The quota burn. Per early hands-on reports, one generation eats a meaningful slice of your daily allowance. Google hasn’t published exact numbers for Omni-specific limits as of May 20, 2026 – you’ll find your ceiling by hitting it. Plan accordingly and don’t burn through your quota on test runs before you have a real prompt ready.

Audio editing isn’t really shipping. This one matters most. Google’s launch post states plainly that, beyond the avatar feature, editing audio and speech in existing videos is something it is “still working to test” so it can “better understand how we can bring this capability to users responsibly.” So when you see a demo of someone changing what a person in a video says – you can’t do that yet.
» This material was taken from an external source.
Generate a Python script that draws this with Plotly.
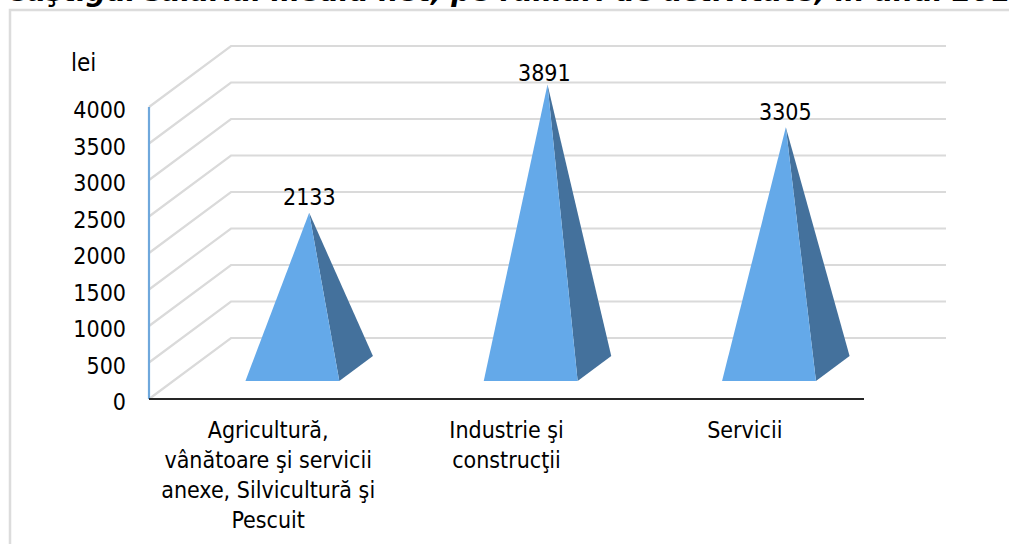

Only your own avatar voice works, because you enrolled it.

Where this goes next

A higher-end Omni Pro model is planned. No release date. Brichtova said it arrives when Google sees a “step change above Flash” – which is at least honest about the vagueness. Meanwhile, Decrypt reported Hassabis calling Omni “our new model that can create anything from any input” and describing it as a step toward AGI. Google’s launch post also notes plans to expand Omni’s output modalities to include image and audio over time.

So the Omni you’re using this weekend is the smallest, most cautious version of what’s coming. That’s either reassuring or frustrating depending on what you wanted from it.

FAQ

Is Gemini Omni free?

Only on YouTube Shorts and the YouTube Create App. The Gemini app and Google Flow both require a paid Google AI Plus, Pro, or Ultra subscription.
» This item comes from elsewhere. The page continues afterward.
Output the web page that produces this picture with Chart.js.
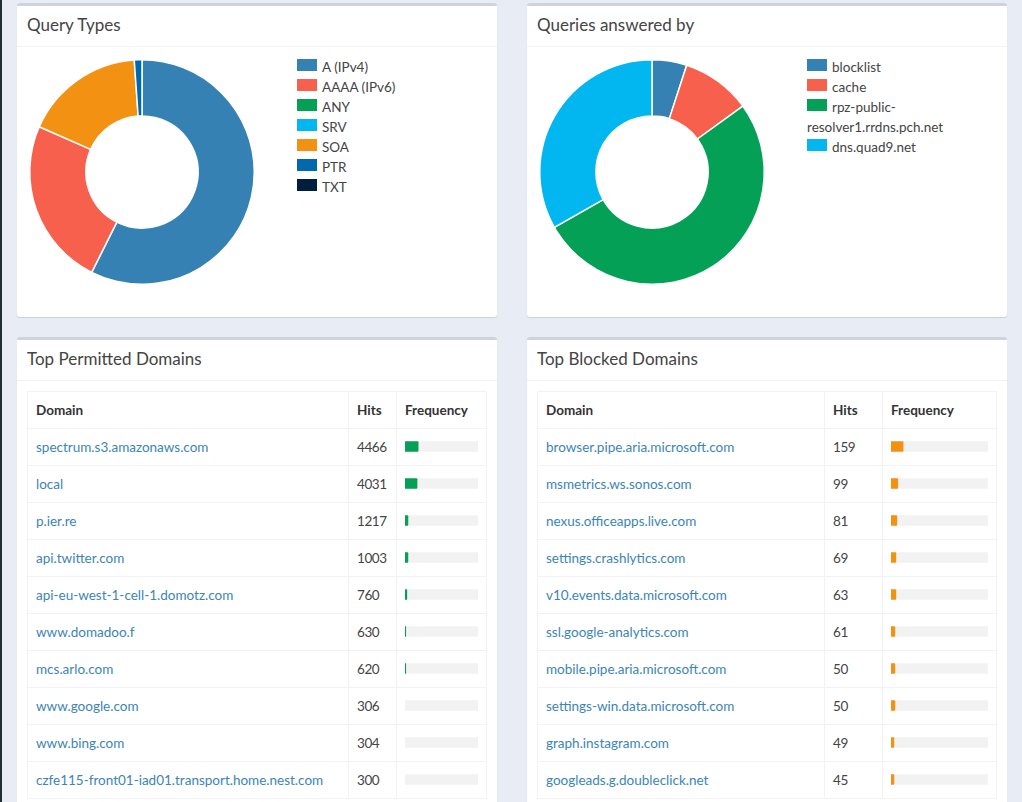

Can I download my generated video without the SynthID watermark?

No. Every Omni-generated clip carries a SynthID digital watermark, verifiable through the Gemini app. It’s invisible to viewers but always present – per Google’s official launch post. Given where the deepfake conversation is heading, that’s probably the right call on Google’s part, though it does mean Omni clips can always be identified as AI-generated.

Why does my generated person look generic instead of like me?
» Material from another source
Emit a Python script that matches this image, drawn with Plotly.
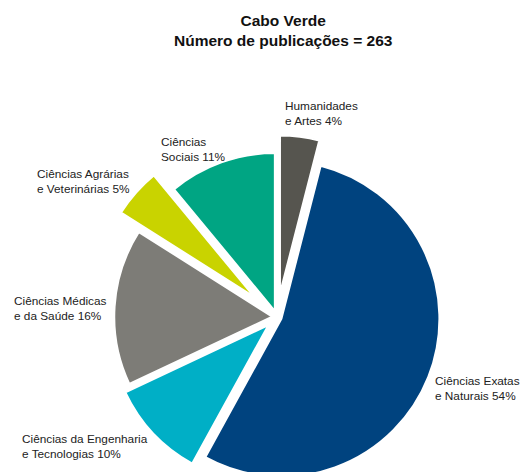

You skipped avatar enrollment – the step where you record yourself speaking a number sequence in the Gemini app settings. Here’s the fix: go to settings, find avatar setup, record the voice and number sequence, save it. Then re-run your original prompt, this time explicitly referencing yourself. Omni will pull the stored avatar. New clips will look like you. The enrollment only has to happen once; it carries across all future projects.

Next move: Open the Gemini app right now and do the avatar enrollment before you generate anything else. You’ll thank yourself when you actually want to put your face in a clip and don’t have to interrupt your creative flow to set it up.